Modernising language is another challenge. News has already had to respond to accusations that it is hard to follow, but changing language is hard to do incrementally.
More achievable is declaring a ceasefire on jargon and unnecessarily complex language and emphasising multiple entry points for long, detailed stories with clearly demarcated links to background stories and reference information.
For particularly complex and long form reporting, news capsules that explain relevant past incidents or facts may serve to increase interest and understanding.
The traditional method for dealing with big stories, reporting supported by follow up would be better served by clustering reporting, breaking out big topics into areas of reporting and investigation that may tap into specialties that cross newsroom desks.
Carnival, for instance, is usually a long chase of emerging popularity and buzz and not an enterprise level engagement with a season of events that consumes more than a quarter of the year.
The audience won’t grow into appreciating existing modes of news delivery, they are more likely to continue to ignore it.
And selective news avoidance is growing. It might be argued that user customisation of the news source facilitates that, but it’s the choice between getting readers for some of the news or getting no readers at all if the audience chooses to avoid the media source entirely.
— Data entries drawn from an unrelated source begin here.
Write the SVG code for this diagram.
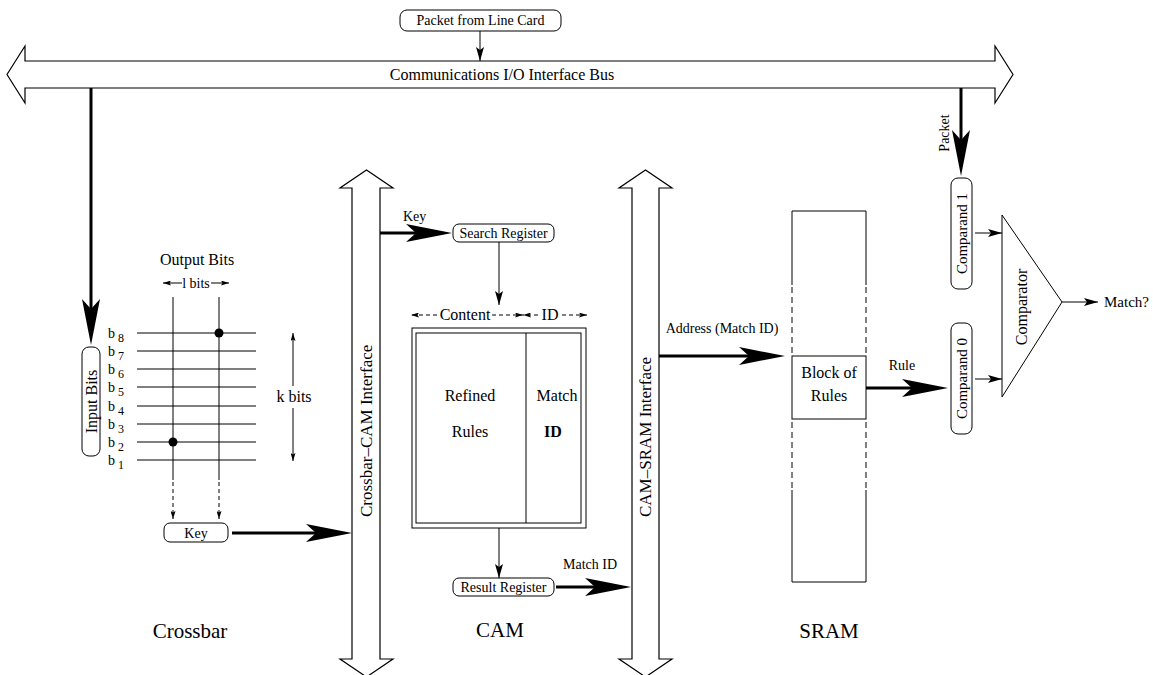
<svg xmlns="http://www.w3.org/2000/svg" width="1153" height="675" viewBox="0 0 1153 675">
<style>
.t{font-family:"Liberation Serif","Times New Roman",serif;fill:#000}
.s12{font-size:12px}.s14{font-size:14px}.s15{font-size:15px}.s16{font-size:16px}.s21{font-size:21px}
.m{text-anchor:middle}
.ln{stroke:#000;stroke-width:1;fill:none}
.dash{stroke:#000;stroke-width:1;fill:none;stroke-dasharray:4 3}
.sdash{stroke:#000;stroke-width:1;fill:none;stroke-dasharray:6 4}
.thick{stroke:#000;stroke-width:3;fill:none;marker-end:url(#big)}
.box{fill:#fff;stroke:#000;stroke-width:1}
.bus{fill:#fff;stroke:#000;stroke-width:1.2}
</style>
<defs>
<marker id="big" markerUnits="userSpaceOnUse" viewBox="0 0 46 18" refX="10" refY="9" markerWidth="46" markerHeight="18" orient="auto">
<path d="M0,0 L46,9 L0,18 L10,9 Z" fill="#000"/>
</marker>
<marker id="sm" markerUnits="userSpaceOnUse" viewBox="0 0 14 8" refX="14" refY="4" markerWidth="14" markerHeight="8" orient="auto">
<path d="M0,0 L14,4 L0,8 L3,4 Z" fill="#000"/>
</marker>
<marker id="tiny" markerUnits="userSpaceOnUse" viewBox="0 0 8 5" refX="8" refY="2.5" markerWidth="8" markerHeight="5" orient="auto">
<path d="M0,0 L8,2.5 L0,5 L1.5,2.5 Z" fill="#000"/>
</marker>
</defs>

<g id="io-bus">
<polygon class="bus" points="25,61 25,46 7,74.5 25,103 25,88 995,88 995,103 1013,74.5 995,46 995,61"/>
<text class="t s16 m" x="502" y="80">Communications I/O Interface Bus</text>
</g>

<g id="packet-line-card">
<rect class="box" x="400" y="10" width="161" height="21" rx="7"/>
<text class="t s14 m" x="480.5" y="25">Packet from Line Card</text>
</g>

<g id="crossbar">
<text class="t s16 m" x="197" y="265">Output Bits</text>
<text class="t s14 m" x="196" y="288">l bits</text>
<g class="ln">
<line x1="173" y1="297" x2="173" y2="480"/>
<line x1="219" y1="297" x2="219" y2="480"/>
<line x1="137" y1="333" x2="256" y2="333"/>
<line x1="137" y1="351" x2="256" y2="351"/>
<line x1="137" y1="369" x2="256" y2="369"/>
<line x1="137" y1="387" x2="256" y2="387"/>
<line x1="137" y1="406" x2="256" y2="406"/>
<line x1="137" y1="424" x2="256" y2="424"/>
<line x1="137" y1="442" x2="256" y2="442"/>
<line x1="137" y1="460" x2="256" y2="460"/>
</g>
<circle cx="219" cy="333" r="4.5" fill="#000"/>
<circle cx="173" cy="442" r="4.5" fill="#000"/>
<g class="t s14">
<text x="108" y="338">b</text><text class="s12" x="118" y="342">8</text>
<text x="108" y="356">b</text><text class="s12" x="118" y="360">7</text>
<text x="108" y="374">b</text><text class="s12" x="118" y="378">6</text>
<text x="108" y="392">b</text><text class="s12" x="118" y="396">5</text>
<text x="108" y="411">b</text><text class="s12" x="118" y="415">4</text>
<text x="108" y="429">b</text><text class="s12" x="118" y="433">3</text>
<text x="108" y="447">b</text><text class="s12" x="118" y="451">2</text>
<text x="108" y="465">b</text><text class="s12" x="118" y="469">1</text>
</g>
<text class="t s16 m" x="294" y="402">k bits</text>
<text class="t s21 m" x="190" y="638">Crossbar</text>
</g>

<g id="input-bits">
<rect class="box" x="82" y="347" width="18" height="109" rx="7"/>
<text class="t s16 m" transform="translate(91,401.5) rotate(-90)" dy="5.5">Input Bits</text>
</g>

<g id="key-box">
<rect class="box" x="164" y="523" width="64" height="19" rx="6"/>
<text class="t s14 m" x="196" y="537.5">Key</text>
</g>

<g id="crossbar-cam-interface">
<polygon class="bus" points="352,188 340,188 366.5,170 393,188 380,188 380,659 393,659 366.5,677 340,659 352,659"/>
<text class="t s17" style="font-size:17px" transform="translate(366,517) rotate(-90)" dy="6">Crossbar–CAM Interface</text>
</g>

<g id="search-register">
<rect class="box" x="453" y="224" width="101" height="18" rx="6"/>
<text class="t s14 m" x="503.5" y="238">Search Register</text>
</g>

<g id="cam">
<rect class="ln" x="412" y="328" width="174" height="200"/>
<rect class="ln" x="416" y="333" width="165" height="190"/>
<line class="ln" x1="526" y1="333" x2="526" y2="523"/>
<text class="t s16 m" x="465" y="320">Content</text>
<text class="t s16 m" x="550" y="320">ID</text>
<text class="t s16 m" x="470" y="401">Refined</text>
<text class="t s16 m" x="470" y="437">Rules</text>
<text class="t s16 m" x="557" y="401">Match</text>
<text class="t s16 m" x="553" y="437" font-weight="bold">ID</text>
<text class="t s21 m" x="500" y="637">CAM</text>
</g>

<g id="result-register">
<rect class="box" x="453" y="578" width="101" height="18" rx="6"/>
<text class="t s14 m" x="503.5" y="592">Result Register</text>
</g>

<g id="cam-sram-interface">
<polygon class="bus" points="632,188 619,188 645.5,170 672,188 659,188 659,659 672,659 645.5,677 619,659 632,659"/>
<text class="t" style="font-size:17px" transform="translate(645,517) rotate(-90)" dy="6">CAM–SRAM Interface</text>
</g>

<g id="sram">
<line class="ln" x1="792" y1="211" x2="866" y2="211"/>
<line class="ln" x1="792" y1="211" x2="792" y2="285"/>
<line class="ln" x1="866" y1="211" x2="866" y2="285"/>
<line class="sdash" x1="792" y1="287" x2="792" y2="356"/>
<line class="sdash" x1="866" y1="287" x2="866" y2="356"/>
<line class="sdash" x1="792" y1="422" x2="792" y2="490"/>
<line class="sdash" x1="866" y1="422" x2="866" y2="490"/>
<line class="ln" x1="792" y1="490" x2="792" y2="582"/>
<line class="ln" x1="866" y1="490" x2="866" y2="582"/>
<line class="ln" x1="792" y1="582" x2="866" y2="582"/>
<text class="t s21 m" x="829" y="638">SRAM</text>
</g>

<g id="block-of-rules">
<rect class="ln" x="792" y="356" width="74" height="63"/>
<text class="t s16 m" x="829" y="378">Block of</text>
<text class="t s16 m" x="829" y="401">Rules</text>
</g>

<g id="comparand-1">
<rect class="box" x="951" y="178" width="21" height="111" rx="7"/>
<text class="t s15 m" transform="translate(961.5,233.5) rotate(-90)" dy="5">Comparand 1</text>
</g>

<g id="comparand-0">
<rect class="box" x="951" y="323" width="21" height="111" rx="7"/>
<text class="t s15 m" transform="translate(961.5,378.5) rotate(-90)" dy="5">Comparand 0</text>
</g>

<g id="comparator">
<polygon class="box" points="1002,215 1002,397 1062,302"/>
<text class="t s16 m" transform="translate(1021,307) rotate(-90)" dy="5.5">Comparator</text>
</g>

<g id="match-output">
<text class="t s15" x="1104" y="307">Match?</text>
</g>

<g id="connectors">
<line class="ln" x1="480" y1="31" x2="480" y2="61" marker-end="url(#sm)"/>
<line class="thick" x1="91" y1="88" x2="91" y2="309"/>
<line class="ln" x1="182" y1="283" x2="163" y2="283" marker-end="url(#tiny)"/>
<line class="ln" x1="211" y1="283" x2="229" y2="283" marker-end="url(#tiny)"/>
<line class="ln" x1="293" y1="386" x2="293" y2="333" marker-end="url(#tiny)"/>
<line class="ln" x1="293" y1="408" x2="293" y2="461" marker-end="url(#tiny)"/>
<line class="dash" x1="173" y1="482" x2="173" y2="519" marker-end="url(#tiny)"/>
<line class="dash" x1="219" y1="482" x2="219" y2="519" marker-end="url(#tiny)"/>
<line class="thick" x1="232" y1="533" x2="316" y2="533"/>
<text class="t s14" x="403" y="221">Key</text>
<line class="thick" x1="380" y1="233" x2="416" y2="233"/>
<line class="ln" x1="499" y1="242" x2="499" y2="305" marker-end="url(#sm)"/>
<line class="dash" x1="437" y1="315" x2="411" y2="315" marker-end="url(#tiny)"/>
<line class="dash" x1="492" y1="315" x2="523" y2="315" marker-end="url(#tiny)"/>
<line class="dash" x1="538" y1="315" x2="523" y2="315" marker-end="url(#tiny)"/>
<line class="dash" x1="562" y1="315" x2="587" y2="315" marker-end="url(#tiny)"/>
<line class="ln" x1="499" y1="528" x2="499" y2="578" marker-end="url(#sm)"/>
<text class="t s14 m" x="590" y="569">Match ID</text>
<line class="thick" x1="556" y1="587" x2="595" y2="587"/>
<text class="t s14 m" x="722" y="333">Address (Match ID)</text>
<line class="thick" x1="659" y1="356" x2="749" y2="356"/>
<text class="t s14 m" x="902" y="370">Rule</text>
<line class="thick" x1="866" y1="388" x2="912" y2="388"/>
<line class="thick" x1="961" y1="88" x2="961" y2="140"/>
<text class="t s14 m" transform="translate(944,133) rotate(-90)" dy="5">Packet</text>
<line class="ln" x1="975" y1="233" x2="1002" y2="233" marker-end="url(#sm)"/>
<line class="ln" x1="975" y1="379" x2="1002" y2="379" marker-end="url(#sm)"/>
<line class="ln" x1="1062" y1="302" x2="1098" y2="302" marker-end="url(#sm)"/>
</g>
</svg>
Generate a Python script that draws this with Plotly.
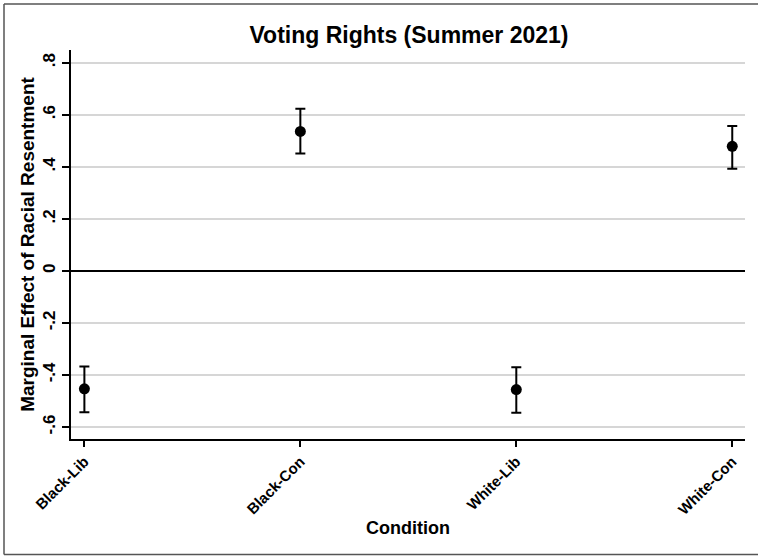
import plotly.graph_objects as go

conditions = ["Black-Lib", "Black-Con", "White-Lib", "White-Con"]
estimates = [-0.453, 0.536, -0.456, 0.479]
ci_upper = [-0.367, 0.623, -0.370, 0.557]
ci_lower = [-0.543, 0.451, -0.545, 0.393]
y_tickvals = [-0.6, -0.4, -0.2, 0, 0.2, 0.4, 0.6, 0.8]
y_ticktext = ["-.6", "-.4", "-.2", "0", ".2", ".4", ".6", ".8"]

W, H = 758, 556
ml, mr, mt, mb = 71, 13, 50, 117
pw, ph = W - ml - mr, H - mt - mb

err_plus = [u - e for u, e in zip(ci_upper, estimates)]
err_minus = [e - l for e, l in zip(estimates, ci_lower)]

FONT = "Liberation Sans, Arial, Helvetica, sans-serif"

fig = go.Figure()
fig.add_trace(go.Scatter(
    x=list(range(len(conditions))),
    y=estimates,
    mode="markers",
    marker=dict(color="black", size=11),
    error_y=dict(type="data", array=err_plus, arrayminus=err_minus,
                 color="black", thickness=2, width=5),
    showlegend=False,
    cliponaxis=False,
))

def px_to_paper_x(px):
    return (px - ml) / pw

def px_to_paper_y(py):
    return 1 - (py - mt) / ph

border = dict(color="#555555", width=1.5)
fig.add_shape(type="line", xref="paper", yref="paper",
              x0=px_to_paper_x(4), x1=px_to_paper_x(W + 5),
              y0=px_to_paper_y(4), y1=px_to_paper_y(4), line=border)
fig.add_shape(type="line", xref="paper", yref="paper",
              x0=px_to_paper_x(4), x1=px_to_paper_x(W + 5),
              y0=px_to_paper_y(554.5), y1=px_to_paper_y(554.5), line=border)
fig.add_shape(type="line", xref="paper", yref="paper",
              x0=px_to_paper_x(4), x1=px_to_paper_x(4),
              y0=px_to_paper_y(4), y1=px_to_paper_y(554.5), line=border)

fig.update_layout(
    width=W, height=H,
    margin=dict(l=ml, r=mr, t=mt, b=mb),
    paper_bgcolor="white", plot_bgcolor="white",
    font=dict(family=FONT, color="black", weight="bold"),
    title=dict(text="Voting Rights (Summer 2021)", x=409 / W,
               xanchor="center", y=1 - 35 / H, yanchor="middle",
               font=dict(size=23, family=FONT, color="black", weight="bold")),
    xaxis=dict(
        range=[-0.062, 3.059],
        tickmode="array", tickvals=list(range(len(conditions))), ticktext=conditions,
        tickangle=-45, tickfont=dict(size=15, weight="bold"),
        showline=True, linecolor="black", linewidth=2, mirror=False,
        ticks="outside", ticklen=6, tickwidth=2, tickcolor="black",
        showgrid=False, zeroline=False,
        title=dict(text="Condition", font=dict(size=18, weight="bold"), standoff=4),
    ),
    yaxis=dict(
        range=[-0.646, 0.849],
        tickmode="array", tickvals=y_tickvals, ticktext=y_ticktext,
        tickangle=-90, tickfont=dict(size=17, weight="bold"),
        showline=True, linecolor="black", linewidth=2,
        ticks="outside", ticklen=7, tickwidth=2, tickcolor="black",
        showgrid=True, gridcolor="#d6d6d6", gridwidth=1.5,
        zeroline=True, zerolinecolor="black", zerolinewidth=2,
        title=dict(text="Marginal Effect of Racial Resentment", font=dict(size=19, weight="bold"), standoff=1),
    ),
)

fig.write_html("out.html")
One suggestion for addressing difficult news and audience indifference to it is to find ways to get the consumer involved.
The new buzzword for this is solutions journalism, reporting that poses the problem and offers solutions that the wider public can engage with.
For some issues, this can evolve into advocacy journalism, which the GuardianUK has undertaken vigorously regarding climate change.
Such engagements with the public are only the forerunner of journalism’s future as a collaborative craft, initiated by journalists and shaped as they engage with the news audience.
Media houses that adapt their news delivery to the demands of the next generation audience will have the best chance of surviving the biggest change in news consumer demographics in generations.